People come to think what they must think when they must think it. But what do they think now? Why do they think stocks are so valuable?
Apparently, they believe that Janet Yellen, Mario Draghi and Haruhiko Kuroda – the powers that be – will continue to make stocks go up.
The Fed has stopped active liquidity pumping. But it still has its hand on the pump handle, just in case.
The European central bank is promising and preparing to pump as soon as it can get the Germans out of the way. And the Japanese – the world leaders in modern state finance – are pumping with both hands.
Gaming the System
Since 2009, the Fed has put more than $3.5 trillion to work on investors' behalf.
This – along with the help of the ECB, the Bank of Japan, the Bank of England, the People's Bank of China, etc. – has helped lift stock markets by $18 trillion.
And corporate chiefs – now back in their cushy seats after the holidays – are borrowing more money to buy their own shares. They, more than anyone else, have figured out how to game the Fed's system.

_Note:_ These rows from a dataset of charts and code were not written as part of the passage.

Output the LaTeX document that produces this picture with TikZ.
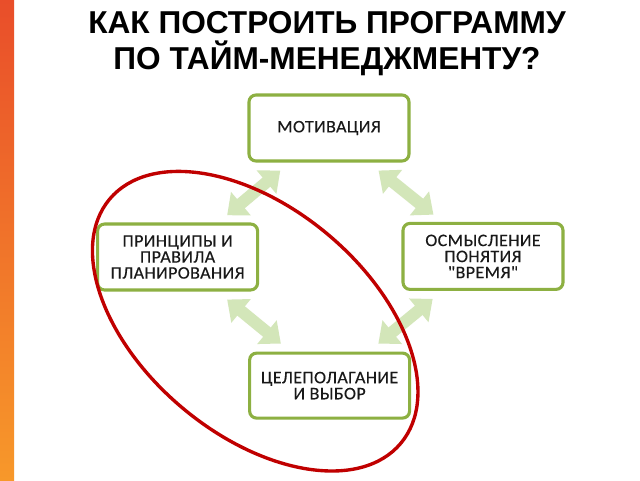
\documentclass[tikz,border=0pt]{standalone}
\usepackage{fontspec}
\setmainfont{Liberation Sans}
\newfontfamily\boxfont[LetterSpace=2, FakeStretch=1.03, FakeBold=0.25]{Carlito}
\usepackage{xcolor}
\usepackage{tikz}
\usetikzlibrary{arrows.meta, calc}
\definecolor{boxgreen}{HTML}{8DB042}
\definecolor{arrowgreen}{HTML}{D3E6B9}
\definecolor{ringred}{HTML}{C00000}
\definecolor{bartop}{HTML}{E94E2A}
\definecolor{barbottom}{HTML}{F7982A}
\tikzset{
    title/.style={font=\fontsize{22.5}{26}\selectfont\bfseries, inner sep=0pt, anchor=base},
    stage/.style={draw=boxgreen, line width=2.2pt, rounded corners=5pt, fill=white, minimum width=4cm, minimum height=1.65cm, align=center, text=black!90, font=\boxfont\fontsize{12.5}{11.4}\selectfont},
    link/.style={draw=arrowgreen, line width=0.3cm, {Triangle[length=0.45cm, width=0.74cm]}-{Triangle[length=0.45cm, width=0.74cm]}},
    focus/.style={draw=ringred, line width=2.4pt}
}

\begin{document}
\begin{tikzpicture}
    \useasboundingbox (0,0) rectangle (16,12);
    \fill[white] (0,0) rectangle (16,12);
    \shade[top color=bartop, bottom color=barbottom] (0,0) rectangle (0.35,12);

    \node[title] (title1) at (8.175,11.15) {КАК ПОСТРОИТЬ ПРОГРАММУ};
    \node[title] (title2) at ([yshift=-0.9cm]title1.base) {ПО ТАЙМ-МЕНЕДЖМЕНТУ?};

    \node[stage] (mot) at (8.225,8.8) {МОТИВАЦИЯ};
    \node[stage] (prin) at (4.44,5.575) {ПРИНЦИПЫ И\\ПРАВИЛА\\ПЛАНИРОВАНИЯ};
    \node[stage] (osm) at (12.075,5.59) {ОСМЫСЛЕНИЕ\\ПОНЯТИЯ\\"ВРЕМЯ"};
    \node[stage, minimum height=1.625cm] (cel) at (8.24,2.36) {ЦЕЛЕПОЛАГАНИЕ\\И ВЫБОР};

    \draw[link] ($(mot.south west)+(0.82,-0.2)$) -- ($(prin.north east)+(-0.8,0.18)$);
    \draw[link] ($(mot.south east)+(-0.8,-0.2)$) -- ($(osm.north west)+(0.8,0.18)$);
    \draw[link] ($(prin.south east)+(-0.8,-0.2)$) -- ($(cel.north west)+(0.82,0.2)$);
    \draw[link] ($(osm.south west)+(0.78,-0.2)$) -- ($(cel.north east)+(-0.82,0.2)$);

    \draw[focus, rotate around={-40:(6.38,3.97)}] (6.38,3.97) ellipse [x radius=4.75cm, y radius=2.83cm];
\end{tikzpicture}
\end{document}
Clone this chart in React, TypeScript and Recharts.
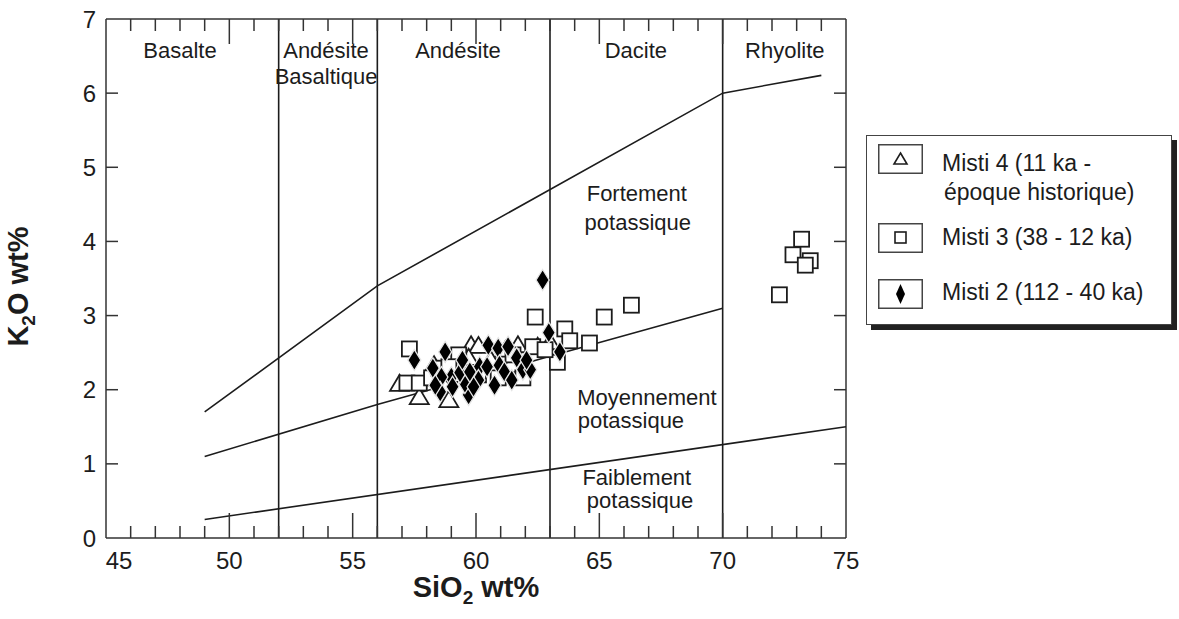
import React from 'react';
import { ScatterChart, Scatter, XAxis, YAxis, ReferenceLine, ReferenceDot, Legend } from 'recharts';

// ---- Data ----
const misti4X = [56.9, 57.7, 58.9, 58.3, 58.6, 59.8, 60.1, 59.7, 60.6, 61.2, 61.7, 62.5, 63.0, 61.4, 59.5, 58.7];
const misti4Y = [2.08, 1.90, 1.86, 2.33, 2.24, 2.60, 2.59, 2.43, 2.40, 2.54, 2.60, 2.58, 2.64, 2.33, 2.20, 2.06];

const misti3X = [57.3, 62.4, 63.6, 63.8, 64.6, 65.2, 66.3, 63.3, 62.3, 60.9, 61.9, 59.3, 57.2, 57.7, 58.2, 58.5, 58.9, 60.1, 61.5, 62.8, 73.2, 72.85, 73.55, 73.35, 72.3];
const misti3Y = [2.55, 2.98, 2.82, 2.66, 2.63, 2.98, 3.14, 2.37, 2.58, 2.16, 2.16, 2.47, 2.09, 2.09, 2.16, 2.29, 2.31, 2.20, 2.47, 2.54, 4.03, 3.82, 3.74, 3.68, 3.28];

const misti2X = [57.5, 62.7, 62.95, 63.4, 58.75, 58.25, 59.0, 59.05, 59.7, 60.15, 60.1, 60.45, 60.5, 60.9, 61.3, 60.95, 61.15, 61.65, 61.9, 62.2, 59.55, 59.9, 59.35, 58.6, 58.55, 59.75, 60.75, 61.45, 62.05, 58.35, 59.45];
const misti2Y = [2.40, 3.48, 2.77, 2.51, 2.51, 2.29, 2.17, 2.04, 1.93, 2.31, 2.13, 2.31, 2.60, 2.56, 2.58, 2.33, 2.24, 2.43, 2.27, 2.27, 2.09, 2.04, 2.23, 2.17, 1.97, 2.24, 2.06, 2.13, 2.40, 2.06, 2.40];

const highKX = [49, 56, 70, 74];
const highKY = [1.7, 3.4, 6.0, 6.24];
const medKX = [49, 56, 63, 70];
const medKY = [1.1, 1.8, 2.45, 3.1];
const lowKX = [49, 75];
const lowKY = [0.25, 1.5];

const rockBoundaries = [52, 56, 63, 70];

const xTicks = [45, 46, 47, 48, 49, 50, 51, 52, 53, 54, 55, 56, 57, 58, 59, 60, 61, 62, 63, 64, 65, 66, 67, 68, 69, 70, 71, 72, 73, 74, 75];
const yTicks = [0, 1, 2, 3, 4, 5, 6, 7];

const annotText = ['Basalte', 'Andésite', 'Basaltique', 'Andésite', 'Dacite', 'Rhyolite', 'Fortement', 'potassique', 'Moyennement', 'potassique', 'Faiblement', 'potassique'];
const annotX = [48.0, 53.92, 53.92, 59.27, 66.48, 72.52, 66.52, 66.56, 66.93, 66.28, 66.52, 66.65];
const annotY = [6.58, 6.58, 6.22, 6.58, 6.58, 6.58, 4.65, 4.26, 1.90, 1.58, 0.81, 0.50];

const legendLabels = [['Misti 4 (11 ka -', 'époque historique)'], ['Misti 3 (38 - 12 ka)'], ['Misti 2 (112 - 40 ka)']];

const zip = (xs: number[], ys: number[]) => xs.map((x, i) => ({ x, y: ys[i] }));

const FONT = '"Liberation Sans", Arial, Helvetica, sans-serif';
const INK = '#1c1c1c';

// ---- Shapes ----
const Triangle = (p: any) => {
  const { cx, cy } = p;
  return <polygon points={`${cx},${cy - 9} ${cx + 9.5},${cy + 7} ${cx - 9.5},${cy + 7}`} fill="#fff" stroke={INK} strokeWidth={1.8} />;
};
const Square = (p: any) => {
  const { cx, cy } = p;
  return <rect x={cx - 7.5} y={cy - 7.5} width={15} height={15} fill="#fff" stroke={INK} strokeWidth={1.8} />;
};
const Diamond = (p: any) => {
  const { cx, cy } = p;
  return <path d={`M${cx},${cy - 10.5} L${cx + 6.5},${cy} L${cx},${cy + 10.5} L${cx - 6.5},${cy} Z`} fill="#000" stroke="#e6e6e6" strokeWidth={1.3} />;
};
const NoDot = () => <g />;

// ---- Ticks ----
const BottomTick = (p: any) => {
  const { x, y, payload } = p;
  const v = payload.value;
  const major = v % 5 === 0;
  const len = major ? 25 : 12;
  return (
    <g>
      {v !== 45 && v !== 75 && <line x1={x} y1={y} x2={x} y2={y - len} stroke="#333" strokeWidth={1.5} />}
      {major && (
        <text x={x + (v === 45 ? 13 : 0)} y={y + 31} textAnchor="middle" fontSize={24} fontFamily={FONT} fill={INK}>
          {v}
        </text>
      )}
    </g>
  );
};
const TopTick = (p: any) => {
  const { x, y, payload } = p;
  const v = payload.value;
  const major = v % 5 === 0;
  const len = major ? 25 : 12;
  if (v === 45 || v === 75) return <g />;
  return <line x1={x} y1={y} x2={x} y2={y + len} stroke="#333" strokeWidth={1.5} />;
};
const LeftTick = (p: any) => {
  const { x, y, payload } = p;
  const v = payload.value;
  return (
    <g>
      {v !== 0 && v !== 7 && <line x1={x} y1={y} x2={x + 12} y2={y} stroke="#333" strokeWidth={1.5} />}
      <text x={x - 10} y={y + 8.5} textAnchor="end" fontSize={24} fontFamily={FONT} fill={INK}>
        {v}
      </text>
    </g>
  );
};
const RightTick = (p: any) => {
  const { x, y, payload } = p;
  const v = payload.value;
  if (v === 0 || v === 7) return <g />;
  return <line x1={x} y1={y} x2={x - 12} y2={y} stroke="#333" strokeWidth={1.5} />;
};

const YLabel = (p: any) => {
  const vb = p.viewBox;
  const cx = vb.x - 18;
  const cy = vb.y + vb.height / 2 + 8;
  return (
    <text transform={`translate(${cx},${cy}) rotate(-90)`} textAnchor="middle" fontSize={29} fontWeight="bold" fontFamily={FONT} fill={INK}>
      <tspan>K</tspan>
      <tspan dy={7} fontSize={19}>2</tspan>
      <tspan dy={-7}>O wt%</tspan>
    </text>
  );
};
const XLabel = (p: any) => {
  const vb = p.viewBox;
  const cx = vb.x + vb.width / 2;
  const cy = vb.y + 59;
  return (
    <text x={cx} y={cy} textAnchor="middle" fontSize={29} fontWeight="bold" fontFamily={FONT} fill={INK}>
      <tspan>SiO</tspan>
      <tspan dy={7} fontSize={19}>2</tspan>
      <tspan dy={-7}> wt%</tspan>
    </text>
  );
};

const AnnotShape = (text: string) => (p: any) => (
  <text x={p.cx} y={p.cy} textAnchor="middle" dominantBaseline="central" fontSize={22} fontFamily={FONT} fill={INK}>
    {text}
  </text>
);

const iconFor = (i: number) => {
  if (i === 0) return <polygon points="22.5,9 29,20 16,20" fill="#fff" stroke={INK} strokeWidth={1.6} />;
  if (i === 1) return <rect x={17} y={9} width={11} height={11} fill="#fff" stroke={INK} strokeWidth={1.6} />;
  return <path d="M22.5,5 L27,15 L22.5,25 L18,15 Z" fill="#000" />;
};

const LegendBox = () => {
  const iconTops = [8, 87, 143];
  const textTops = [13, 87, 142];
  return (
    <div
      style={{
        position: 'relative',
        width: 306,
        height: 190,
        boxSizing: 'border-box',
        border: '1.5px solid #444',
        background: '#fff',
        boxShadow: '5px 5px 0 #222',
        fontFamily: FONT,
        fontSize: 23,
        color: INK,
      }}
    >
      {legendLabels.map((lines, i) => (
        <React.Fragment key={i}>
          <svg
            width={45}
            height={30}
            style={{ position: 'absolute', left: 11, top: iconTops[i] }}
          >
            <rect x={0.75} y={0.75} width={43.5} height={28.5} fill="#fff" stroke="#444" strokeWidth={1.5} />
            {iconFor(i)}
          </svg>
          <div style={{ position: 'absolute', left: 75, top: textTops[i], lineHeight: '29px', whiteSpace: 'nowrap' }}>
            {lines.map((l, j) => (
              <div key={j} style={{ paddingLeft: j > 0 ? 2 : 0 }}>{l}</div>
            ))}
          </div>
        </React.Fragment>
      ))}
    </div>
  );
};

export default function App() {
  return (
    <div style={{ position: 'absolute', left: 0, top: 0, width: 1179, height: 619, background: '#fff' }}>
      <ScatterChart width={1179} height={619} margin={{ top: 18, right: 332, bottom: 41, left: 46 }}>
        <XAxis
          type="number"
          dataKey="x"
          domain={[45, 75]}
          ticks={xTicks}
          interval={0}
          allowDataOverflow
          height={40}
          tickSize={0}
          tickMargin={0}
          tickLine={false}
          axisLine={{ stroke: '#333', strokeWidth: 1.5 }}
          tick={<BottomTick />}
          label={{ content: <XLabel /> } as any}
        />
        <XAxis
          xAxisId="top"
          orientation="top"
          type="number"
          dataKey="x"
          domain={[45, 75]}
          ticks={xTicks}
          interval={0}
          allowDataOverflow
          height={1}
          tickSize={0}
          tickMargin={0}
          tickLine={false}
          axisLine={{ stroke: '#333', strokeWidth: 1.5 }}
          tick={<TopTick />}
        />
        <YAxis
          type="number"
          dataKey="y"
          domain={[0, 7]}
          ticks={yTicks}
          interval={0}
          allowDataOverflow
          width={60}
          tickSize={0}
          tickMargin={0}
          tickLine={false}
          axisLine={{ stroke: '#333', strokeWidth: 1.5 }}
          tick={<LeftTick />}
          label={{ content: <YLabel /> } as any}
        />
        <YAxis
          yAxisId="right"
          orientation="right"
          type="number"
          dataKey="y"
          domain={[0, 7]}
          ticks={yTicks}
          interval={0}
          allowDataOverflow
          width={1}
          tickSize={0}
          tickMargin={0}
          tickLine={false}
          axisLine={{ stroke: '#333', strokeWidth: 1.5 }}
          tick={<RightTick />}
        />
        {rockBoundaries.map((b) => (
          <ReferenceLine key={b} x={b} stroke={INK} strokeWidth={1.6} />
        ))}
        <Scatter name="highK" data={zip(highKX, highKY)} line={{ stroke: INK, strokeWidth: 1.6 }} shape={NoDot} legendType="none" isAnimationActive={false} />
        <Scatter name="medK" data={zip(medKX, medKY)} line={{ stroke: INK, strokeWidth: 1.6 }} shape={NoDot} legendType="none" isAnimationActive={false} />
        <Scatter name="lowK" data={zip(lowKX, lowKY)} line={{ stroke: INK, strokeWidth: 1.6 }} shape={NoDot} legendType="none" isAnimationActive={false} />
        {annotText.map((t, i) => (
          <ReferenceDot key={i} x={annotX[i]} y={annotY[i]} r={1} shape={AnnotShape(t)} />
        ))}
        <Scatter name={legendLabels[0].join(' ')} data={zip(misti4X, misti4Y)} shape={Triangle} isAnimationActive={false} />
        <Scatter name={legendLabels[1][0]} data={zip(misti3X, misti3Y)} shape={Square} isAnimationActive={false} />
        <Scatter name={legendLabels[2][0]} data={zip(misti2X, misti2Y)} shape={Diamond} isAnimationActive={false} />
        <Legend
          layout="vertical"
          align="center"
          verticalAlign="middle"
          content={<LegendBox />}
          wrapperStyle={{ left: 866, top: 135, width: 306, height: 190 }}
        />
      </ScatterChart>
    </div>
  );
}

They take the Fed's zero-interest-rate credit. And they use it to buy back their own shares. This pushes up the value of the remaining shares. Which leads to big, fat bonuses.
And so one of the wonders of the modern financial world unfolds before our dumbstruck eyes: borrowing from someone who has no money… charging it to someone else's account… and pocketing a good part of the cash.
The average S&P 500 CEO got an $11.7 million compensation package in 2013. Last year must have been even better, though we don't have the figures yet.
Meanwhile, the dollar rises and foreign investors move their money into US stocks and bonds, seeking safety and capital return in a market where the former is illusory and the latter is fraudulent.